Artur Aghasyan

Personal information
- Full name: Artur Aghasyan
- Date of birth: 24 June 1987 (age 39)
- Place of birth: Yerevan, Armenia
- Height: 5 ft 8 in (1.73 m)
- Position: Forward

Team information
- Current team: Ventura County Fusion
- Number: 12

Youth career
- 2003–2004: Banants

Senior career*
- Years: Team / Apps / (Gls)
- 2005–2007: Pyunik / 31 / (19)
- 2007: → Ulisses (loan)
- 2008–2009: Ventura County Fusion / 28 / (11)
- 2009–2010: Doxa Italia / 1 / (1)
- 2011: Real Salt Lake / 4 / (0)
- 2011: Los Angeles Blues / 5 / (0)
- 2012: Cal FC
- 2013: Ventura County Fusion / 5 / (0)

International career
- 2006: Armenia U19 / 4 / (0)
- Armenia U21

Managerial career
- 2022–: SC Brave Lions

= Artur Aghasyan =

Armenian footballer (born 1987)

Artur Aghasyan (Armenian:Արթուր Աղասյան, born 24 June 1987 in Yerevan) is a retired Armenian professional footballer. He is the current manager of SC Brave Lions.

==Career==

===Armenia===
Aghasyan played for the youth side Banants, with whom he won the Armenian U-16 and U-17 National Championships in 2003 and 2004, before signing his first professional contract with Pyunik in 2005. He was the top scorer in the Armenian First League in 2005, scoring 16 goals in 25 appearances. He went on to play three games for Pyunik in 2007, and spent time on loan at Ulisses, before leaving the club at the end of the season.

===United States===
Aghasyan moved to the United States in 2008 after his family received U.S. green cards. Settling in the Glendale, California area, Aghasyan signed to play with USL Premier Development League club Ventura County Fusion. He spent two seasons with Fusion, helping the team to the 2009 USL PDL championship.

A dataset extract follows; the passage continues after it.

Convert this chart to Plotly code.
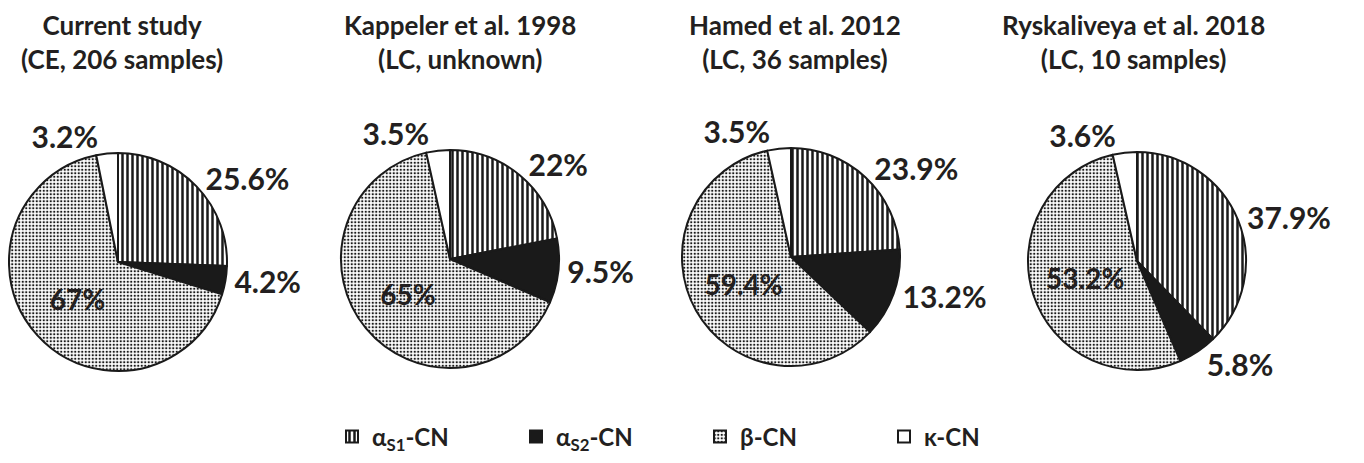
import plotly.graph_objects as go

categories = ["α<sub>S1</sub>-CN", "α<sub>S2</sub>-CN", "β-CN", "κ-CN"]
studies = ["Current study<br>(CE, 206 samples)",
           "Kappeler et al. 1998<br>(LC, unknown)",
           "Hamed et al. 2012<br>(LC, 36 samples)",
           "Ryskaliveya et al. 2018<br>(LC, 10 samples)"]
current_study = [25.6, 4.2, 67, 3.2]
kappeler_1998 = [22, 9.5, 65, 3.5]
hamed_2012 = [23.9, 13.2, 59.4, 3.5]
ryskaliveya_2018 = [37.9, 5.8, 53.2, 3.6]
series = [current_study, kappeler_1998, hamed_2012, ryskaliveya_2018]

W, H = 1364, 463
centers_px = [(118, 262), (450, 259), (791, 257), (1137, 261)]
title_x_px = [122, 460, 795, 1133]
R = 109
TXT = "#231f20"
FONT = "Lato"

fig = go.Figure()
for i, (vals, (cx, cy)) in enumerate(zip(series, centers_px)):
    fig.add_trace(go.Pie(
        labels=categories,
        values=vals,
        sort=False,
        direction="clockwise",
        rotation=0,
        domain=dict(x=[(cx - R) / W, (cx + R) / W], y=[(H - cy - R) / H, (H - cy + R) / H]),
        marker=dict(
            colors=["white", "#1a1a1a", "white", "white"],
            line=dict(color="#1a1a1a", width=2),
            pattern=dict(shape=["|", "", ".", ""], fgcolor="#1a1a1a", bgcolor="white",
                         size=[5, 6, 3.5, 6], solidity=[0.5, 0.3, 0.35, 0.3], fillmode="replace"),
        ),
        texttemplate="%{value}%",
        textposition=["outside", "outside", "inside", "outside"],
        insidetextorientation="horizontal",
        outsidetextfont=dict(family=FONT, size=30, color=TXT, weight="bold"),
        insidetextfont=dict(family=FONT, size=28, color=TXT, weight="bold"),
        showlegend=(i == 0),
        hoverinfo="label+value",
    ))
    fig.add_annotation(x=title_x_px[i] / W, y=1 - 7 / H, xref="paper", yref="paper",
                       text=studies[i], showarrow=False, xanchor="center", yanchor="top",
                       font=dict(family=FONT, size=26, color=TXT, weight="bold"))

fig.update_layout(
    width=W, height=H,
    margin=dict(l=0, r=0, t=0, b=0, autoexpand=False),
    paper_bgcolor="white", plot_bgcolor="white",
    legend=dict(orientation="h", x=332 / W, xanchor="left", y=(H - 437) / H, yanchor="middle",
                font=dict(family=FONT, size=24, color=TXT, weight="bold"),
                entrywidth=139, traceorder="normal"),
)
fig.write_html("out.html", config={"displayModeBar": False},
               post_script="document.body.style.margin='0px';")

Aghasyan attended professional trials with Major League Soccer sides Chivas USA and Real Salt Lake in 2010, scoring four goals in three exhibition contests for Chivas, and scoring a goal for RSL in a 6-0 exhibition win over Chinese side Shandong Luneng Taishan. After a brief stint with Los Angeles-based amateur side Doxa Italia he played for Chivas USA in the MLS Reserve Division in 2011, before signing a professional contract with Real Salt Lake on 27 May 2011. He made his MLS debut on 4 June as a late substitute in a 2–0 win over Vancouver Whitecaps FC. Aghasyan was released by Salt Lake on 29 July 2011. Shortly thereafter he signed with Los Angeles Blues of the USL Pro league.

Aghasyan was released from his contract with the Blues at the end of the season. Recently, he has been playing with the amateur side Cal FC in the USASA-affiliated La Gran Liga de Oxnard based in Oxnard, California.

===International===
Aghasyan is an Armenian youth international, having represented his country at U-19 and U-21 level. He played four games for the Armenia U-19 team at the European U-19 Championships in 2006.

==Personal==
Aghasyan is a cousin of fellow Armenian professional soccer player Yura Movsisyan.